TO BE DONE ->
From the entries below, tally how many lines contain "this" and report only that figure.

Recorded data ->
....

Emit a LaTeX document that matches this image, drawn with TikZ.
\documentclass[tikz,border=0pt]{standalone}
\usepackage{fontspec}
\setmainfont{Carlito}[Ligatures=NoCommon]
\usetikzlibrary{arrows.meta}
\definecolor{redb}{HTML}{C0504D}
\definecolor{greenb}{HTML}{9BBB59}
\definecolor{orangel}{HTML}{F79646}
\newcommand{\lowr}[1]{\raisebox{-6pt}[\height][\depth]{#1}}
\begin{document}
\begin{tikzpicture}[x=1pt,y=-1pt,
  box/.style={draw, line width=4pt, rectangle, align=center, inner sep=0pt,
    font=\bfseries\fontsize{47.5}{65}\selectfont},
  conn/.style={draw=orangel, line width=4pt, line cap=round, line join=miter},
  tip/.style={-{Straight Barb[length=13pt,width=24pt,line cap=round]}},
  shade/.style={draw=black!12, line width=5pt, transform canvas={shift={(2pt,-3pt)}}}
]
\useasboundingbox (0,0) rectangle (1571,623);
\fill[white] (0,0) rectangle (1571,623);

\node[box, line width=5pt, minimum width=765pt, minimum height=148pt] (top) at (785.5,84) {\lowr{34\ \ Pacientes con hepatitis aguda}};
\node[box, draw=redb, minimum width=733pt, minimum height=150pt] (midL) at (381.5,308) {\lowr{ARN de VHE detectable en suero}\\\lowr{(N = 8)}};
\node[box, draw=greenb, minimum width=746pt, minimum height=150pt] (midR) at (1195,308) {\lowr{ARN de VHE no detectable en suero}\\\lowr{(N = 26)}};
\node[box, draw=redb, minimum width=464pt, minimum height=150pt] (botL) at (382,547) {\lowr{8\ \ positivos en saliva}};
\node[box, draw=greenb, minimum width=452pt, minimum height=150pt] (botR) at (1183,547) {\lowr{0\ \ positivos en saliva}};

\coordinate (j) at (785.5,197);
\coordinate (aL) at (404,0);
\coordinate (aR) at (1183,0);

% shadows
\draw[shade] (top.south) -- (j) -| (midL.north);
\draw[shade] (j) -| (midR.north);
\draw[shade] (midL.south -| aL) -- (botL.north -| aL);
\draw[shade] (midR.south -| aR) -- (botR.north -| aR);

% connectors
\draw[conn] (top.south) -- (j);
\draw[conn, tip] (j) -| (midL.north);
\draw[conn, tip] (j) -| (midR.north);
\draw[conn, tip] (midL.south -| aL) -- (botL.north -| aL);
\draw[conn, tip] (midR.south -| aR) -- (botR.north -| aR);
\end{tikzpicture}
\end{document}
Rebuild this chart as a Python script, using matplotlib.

....

RESPONSE TO THE EXERCISE ->
2